Running a $104-million institution comes with challenges, but also many opportunities. “We can react quickly,” Robb says of the bank, of which he is today president and CEO. “I can have someone come in with a very large loan request, and as long as everything looks good, we can get everybody on the phone and make a decision quickly. That’s something that my bigger bank competition down the road can’t do, necessarily.”
It also means that the bank’s 24 employees wear many different hats—including Robb himself. “I’m still that maintenance man from time to time,” he laughs. But those early experiences gave him a unique perspective and profound appreciation for what it takes to keep the bank running smoothly from the front lines to the back office to the C-suite. And he tries to show that appreciation daily. “One thing I like to do is thank everybody, every day.”
He’s also very protective of his employees. Recalling an emotional time after the bank was robbed, he says, “I was in tears seeing my tellers distraught.” About a year later, there was another robbery incident at the bank. When word of what was happening reached Robb, that protective instinct took over: he went out into the lobby, walked up to the robber and told him to leave.
Thankfully, the suspect fled and no one was harmed. And while he acknowledges that what he did was maybe not how one should respond to a robbery situation, the whole ordeal gives you a very clear idea of who Dan Robb is: a man who puts others ahead of himself.
“Dan is very much a people person,” says longtime friend Max Cook, who is president and CEO of the Missouri Bankers Association. “He takes care of his customers and employees very well. He really embraces the idea that that’s really what this world is all about: if we don’t try to take care of people, we have nothing.”
A banker-turned-advocate
Just as Robb didn’t hesitate to put himself out in front when his employees were under threat, he’s also answered the call to be out in front when it comes to standing up for the industry. As a vocal advocate both at the state level and in Congress, Robb’s mission over the last several years has been to spread the message of community banking and work to advance pro-growth policies.
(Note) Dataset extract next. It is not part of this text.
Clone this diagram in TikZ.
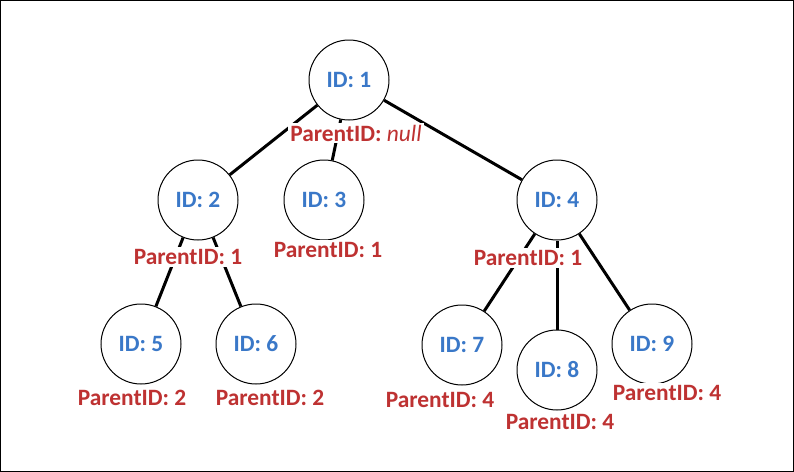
\documentclass[tikz,border=0pt]{standalone}
\usepackage{fontspec}
\setmainfont{Carlito}
\usetikzlibrary{positioning}
\definecolor{idblue}{RGB}{58,120,200}
\definecolor{pidred}{RGB}{190,50,50}

\begin{document}
\begin{tikzpicture}[
  x=0.5pt,y=-0.5pt,
  font=\fontsize{11.7}{14}\selectfont\bfseries,
  rec/.style={circle,draw,line width=0.5pt,minimum size=40pt,inner sep=0pt,text=idblue,fill=white},
  pid/.style={text=pidred,fill=white,inner sep=1pt},
  link/.style={line width=1.5pt},
]
\useasboundingbox (0,0) rectangle (794,472);
\draw[line width=0.5pt] (0.5,0.5) rectangle (793.5,471.5);

% records
\node[rec] (r1) at (349,80) {ID: 1};
\node[rec] (r2) at (198,200) {ID: 2};
\node[rec] (r3) at (324,200) {ID: 3};
\node[rec] (r4) at (557,200) {ID: 4};
\node[rec] (r5) at (141,344) {ID: 5};
\node[rec] (r6) at (256,344) {ID: 6};
\node[rec] (r7) at (462,345) {ID: 7};
\node[rec] (r8) at (557,370) {ID: 8};
\node[rec] (r9) at (652,344) {ID: 9};

% parent links
\draw[link] (r1) -- (r2);
\draw[link] (r1) -- (r3);
\draw[link] (r1) -- (r4);
\draw[link] (r2) -- (r5);
\draw[link] (r2) -- (r6);
\draw[link] (r4) -- (r7);
\draw[link] (r4) -- (r8);
\draw[link] (r4) -- (r9);

% parent ids
\node[pid] (p1) at (356,133) {ParentID: {\mdseries\itshape null}};
\node[pid] (p2) at (188,257) {ParentID: 1};
\node[pid] (p3) at (328,250) {ParentID: 1};
\node[pid] (p4) at (528,258) {ParentID: 1};
\node[pid] (p5) at (132,398) {ParentID: 2};
\node[pid] (p6) at (270,398) {ParentID: 2};
\node[pid] (p7) at (440,400) {ParentID: 4};
\node[pid] (p8) at (560,422) {ParentID: 4};
\node[pid] (p9) at (667,393) {ParentID: 4};
\end{tikzpicture}
\end{document}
That involves communicating to lawmakers just how regulations affect his bank, his employees and his customers. “Our customers are our most valuable asset,” he says. “All the money in the vault will not replace those customers and their attitudes, and when we see them having trouble getting credit because of regulations that have been put into place, we have to voice that to Congress.”
Robb’s foray into advocacy began when he was tapped to participate in the Missouri Bankers Association’s Target Banker Program, through which bankers have the opportunity to visit with state senators and representatives during the legislative session. “That’s where I got the bug,” he says. “And when a senator in Missouri called me at home one night and asked me specifically about an issue that had just come up and what my opinion was, I was hooked.”
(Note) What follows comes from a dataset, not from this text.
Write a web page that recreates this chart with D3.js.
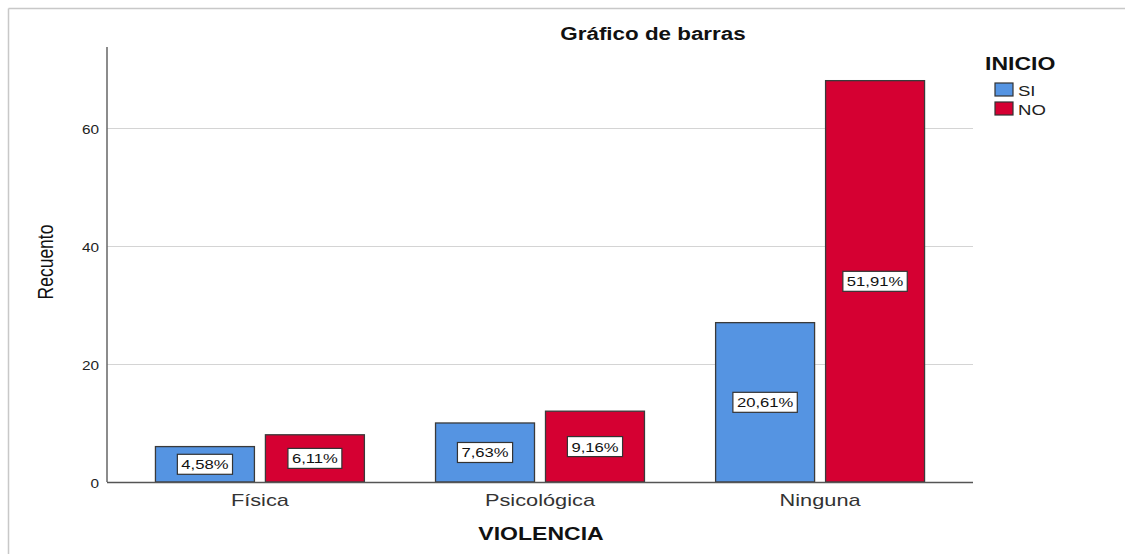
<!DOCTYPE html>
<html>
<head>
<meta charset="utf-8">
<script src="https://cdn.jsdelivr.net/npm/d3@7"></script>
<style>
  body { margin: 0; background: #fff; }
  text { font-family: "Liberation Sans", Arial, sans-serif; }
</style>
</head>
<body>
<div id="chart"></div>
<script>
// data
var categories = ["Física", "Psicológica", "Ninguna"];
var groups = ["SI", "NO"];
var valuesSI = [6, 10, 27];
var valuesNO = [8, 12, 68];
var pctSI = ["4,58%", "7,63%", "20,61%"];
var pctNO = ["6,11%", "9,16%", "51,91%"];
var yTicks = [0, 20, 40, 60];

var colors = {SI: "#5594e2", NO: "#d50032"};

var w = 1125, h = 554;
var plotLeft = 107, plotRight = 973, plotTop = 47, plotBottom = 482;
var sx = 1.28; // the original export is stretched sideways, text looks wide

var svg = d3.select("#chart").append("svg").attr("width", w).attr("height", h);

// place a text at (x,y) with the horizontal stretch
function place(sel, x, y) {
  return sel.attr("transform", "translate(" + x + "," + y + ") scale(" + sx + ",1)");
}

// outer frame (only top + left visible in the original)
svg.append("line").attr("x1", 8.5).attr("x2", w).attr("y1", 8.5).attr("y2", 8.5)
   .attr("stroke", "#c8c8c8").attr("stroke-width", 1.5);
svg.append("line").attr("x1", 8.5).attr("x2", 8.5).attr("y1", 8.5).attr("y2", h)
   .attr("stroke", "#c8c8c8").attr("stroke-width", 1.5);

var y = d3.scaleLinear().domain([0, 73.7]).range([plotBottom, plotTop]);
var x0 = d3.scaleBand().domain(categories).range([plotLeft, plotRight]).paddingInner(0.254).paddingOuter(0.173);
var x1 = d3.scaleBand().domain(groups).range([0, x0.bandwidth()]).paddingInner(0.1);

// gridlines
svg.selectAll("line.grid")
   .data(yTicks.filter(function(d){ return d > 0; }))
   .enter().append("line")
   .attr("class", "grid")
   .attr("x1", plotLeft).attr("x2", plotRight)
   .attr("y1", function(d){ return Math.round(y(d)) + 0.5; })
   .attr("y2", function(d){ return Math.round(y(d)) + 0.5; })
   .attr("stroke", "#d4d4d4").attr("stroke-width", 1);

// y tick labels
svg.selectAll("text.ytick")
   .data(yTicks)
   .enter().append("text")
   .attr("class", "ytick")
   .attr("transform", function(d){ return "translate(99," + (y(d) + 6) + ") scale(" + sx + ",1)"; })
   .attr("text-anchor", "end")
   .attr("font-size", "12px")
   .attr("fill", "#222")
   .text(function(d){ return d; });

// bars
var rows = categories.map(function(c, i){
  return [
    {cat: c, g: "SI", v: valuesSI[i], p: pctSI[i]},
    {cat: c, g: "NO", v: valuesNO[i], p: pctNO[i]}
  ];
});
var flat = [].concat.apply([], rows);

var bars = svg.selectAll("g.bar")
   .data(flat)
   .enter().append("g")
   .attr("class", "bar");

bars.append("rect")
   .attr("x", function(d){ return x0(d.cat) + x1(d.g); })
   .attr("y", function(d){ return y(d.v); })
   .attr("width", x1.bandwidth())
   .attr("height", function(d){ return plotBottom - y(d.v); })
   .attr("fill", function(d){ return colors[d.g]; })
   .attr("stroke", "#3a3a3a").attr("stroke-width", 1.3);

// percent labels in boxes
bars.each(function(d){
  var g = d3.select(this);
  var cx = x0(d.cat) + x1(d.g) + x1.bandwidth() / 2;
  var cy = (y(d.v) + plotBottom) / 2;
  var t = g.append("text")
    .attr("text-anchor", "middle")
    .attr("font-size", "13px")
    .attr("fill", "#111")
    .text(d.p);
  place(t, cx, cy + 5);
  var bw = t.node().getComputedTextLength() * sx + 8;
  g.insert("rect", "text")
    .attr("x", cx - bw / 2).attr("y", cy - 10)
    .attr("width", bw).attr("height", 20)
    .attr("fill", "#fff").attr("stroke", "#333").attr("stroke-width", 1.2);
});

// axes lines
svg.append("line").attr("x1", plotLeft).attr("x2", plotLeft).attr("y1", plotTop).attr("y2", plotBottom)
   .attr("stroke", "#666").attr("stroke-width", 1.5);
svg.append("line").attr("x1", plotLeft).attr("x2", plotRight).attr("y1", plotBottom + 0.5).attr("y2", plotBottom + 0.5)
   .attr("stroke", "#555").attr("stroke-width", 1.3);

// x tick labels
svg.selectAll("text.xtick")
   .data(categories)
   .enter().append("text")
   .attr("class", "xtick")
   .attr("transform", function(d){ return "translate(" + (x0(d) + x0.bandwidth() / 2) + ",506) scale(" + sx + ",1)"; })
   .attr("text-anchor", "middle")
   .attr("font-size", "17px")
   .attr("fill", "#333")
   .text(function(d){ return d; });

// titles
place(svg.append("text"), 653, 40)
   .attr("text-anchor", "middle")
   .attr("font-size", "17.5px").attr("font-weight", "bold")
   .attr("fill", "#111")
   .text("Gráfico de barras");

place(svg.append("text"), 541, 540)
   .attr("text-anchor", "middle")
   .attr("font-size", "18px").attr("font-weight", "bold")
   .attr("fill", "#111")
   .text("VIOLENCIA");

svg.append("text")
   .attr("transform", "translate(53,262) scale(" + sx + ",1) rotate(-90)")
   .attr("text-anchor", "middle")
   .attr("font-size", "17.5px")
   .attr("fill", "#111")
   .text("Recuento");

// legend
place(svg.append("text"), 985, 70)
   .attr("font-size", "18px").attr("font-weight", "bold")
   .attr("fill", "#111")
   .text("INICIO");

var leg = svg.selectAll("g.leg")
   .data(groups)
   .enter().append("g")
   .attr("class", "leg")
   .attr("transform", function(d, i){ return "translate(995," + (83 + i * 19) + ")"; });

leg.append("rect")
   .attr("width", 18).attr("height", 13)
   .attr("fill", function(d){ return colors[d]; })
   .attr("stroke", "#333").attr("stroke-width", 1.2);

leg.append("text")
   .attr("transform", "translate(23,13) scale(" + sx + ",1)")
   .attr("font-size", "14.5px")
   .attr("fill", "#222")
   .text(function(d){ return d; });
</script>
</body>
</html>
Since then, Robb has been an active part of MBA’s advocacy efforts. “He’s done just about anything and everything here at the MBA that you could possibly do, all the way up to being chairman,” Cook says. “And he has always done it with enthusiasm.”
That enthusiasm is sure to come in handy as Robb steps into his new role as chairman of ABA’s Government Relations Council, working to advance a number of complex policy issues at a time when Congress is more deeply polarized than ever before.
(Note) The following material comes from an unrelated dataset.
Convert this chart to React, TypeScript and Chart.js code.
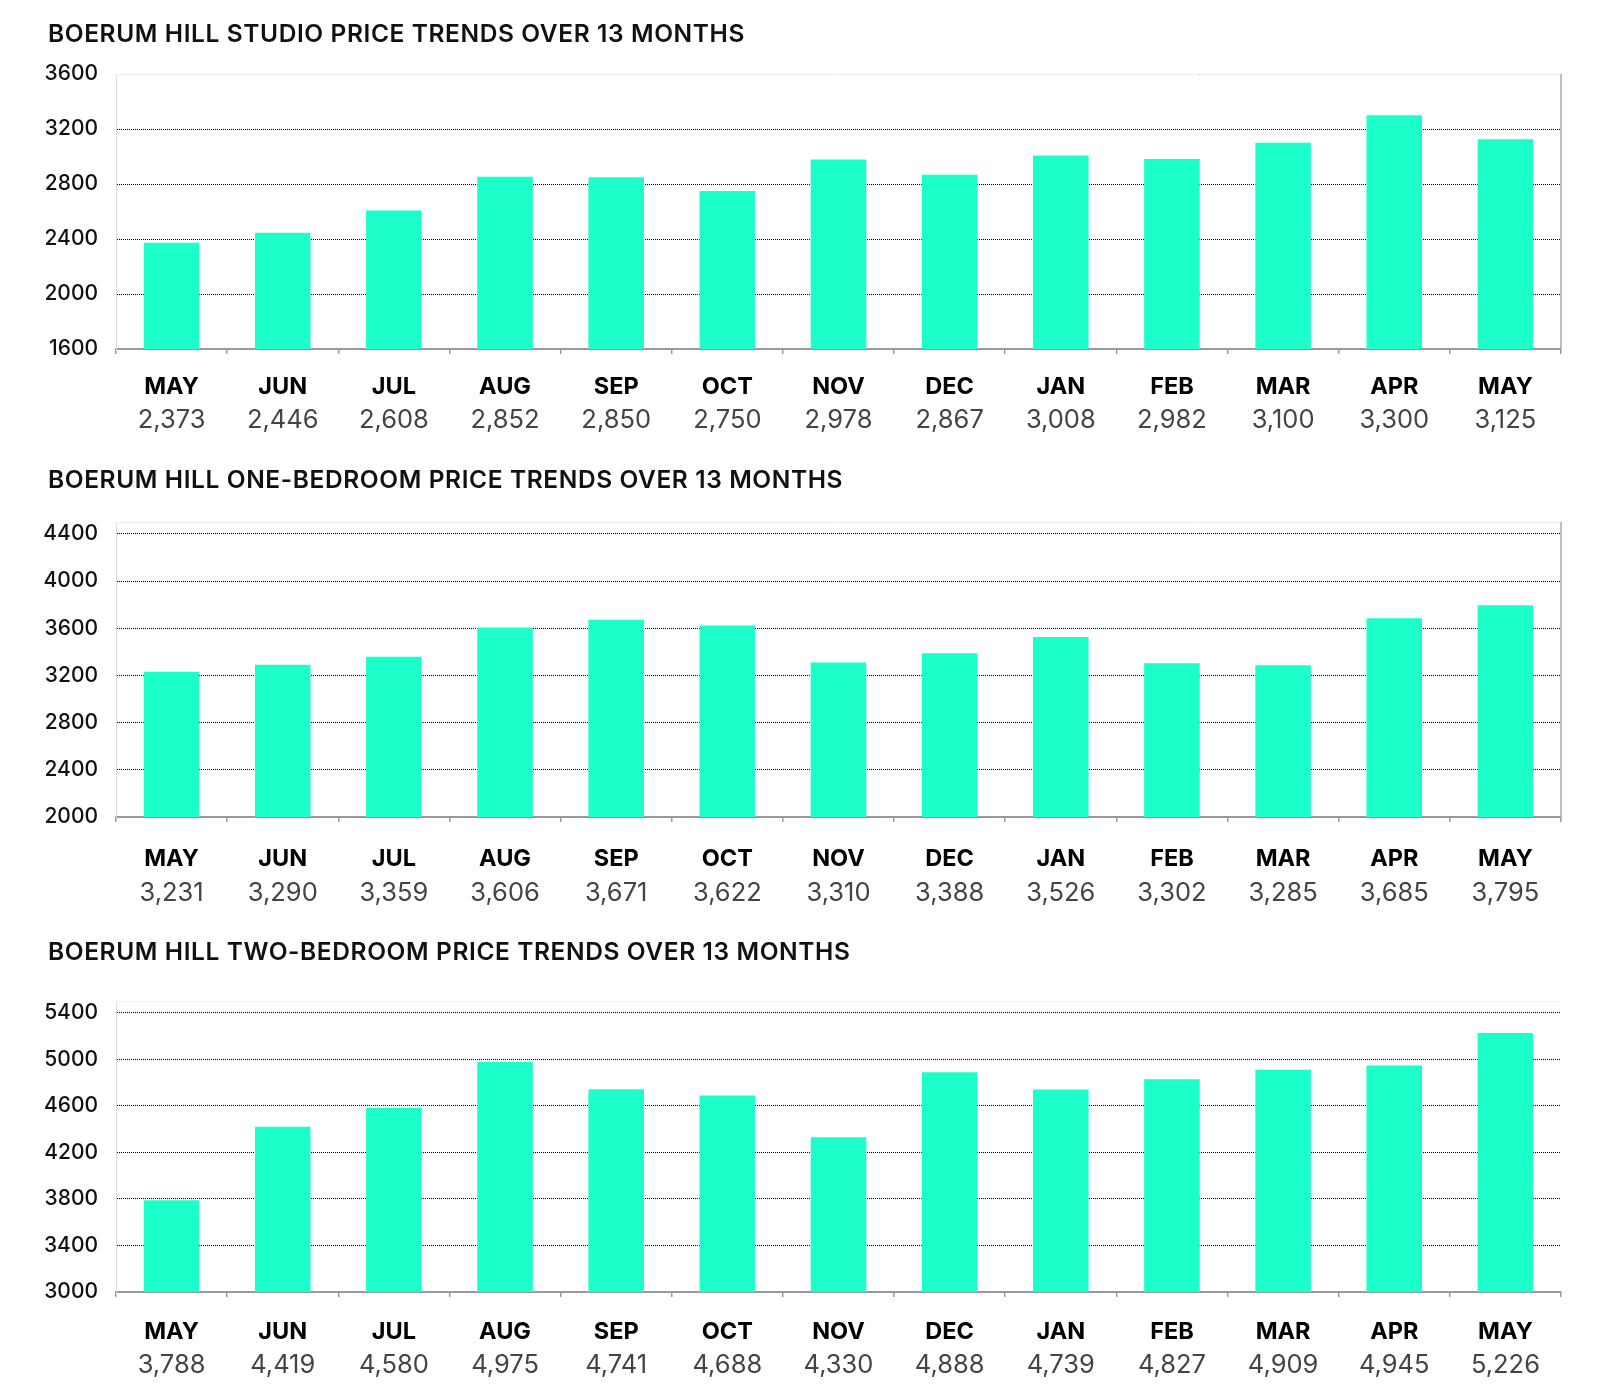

But Robb remains optimistic—despite that polarization, he still sees a viable path for bipartisan banking legislation. “Things are moving,” he says, crediting Financial Services Committee Chairwoman Maxine Waters for her efforts to advance bills addressing complex issues like cannabis banking and Bank Secrecy Act/anti-money laundering reform. “It’s been encouraging.”
With a host of new issues on the horizon—everything from public banks to data privacy—Robb says it will be imperative for bankers to get themselves and their colleagues involved in advocacy. “Banking is all I’ve done for 35 years,” he says. “It’s our livelihood. If we don’t let our voices be heard, we’re putting our careers and investments on a very slippery slope.”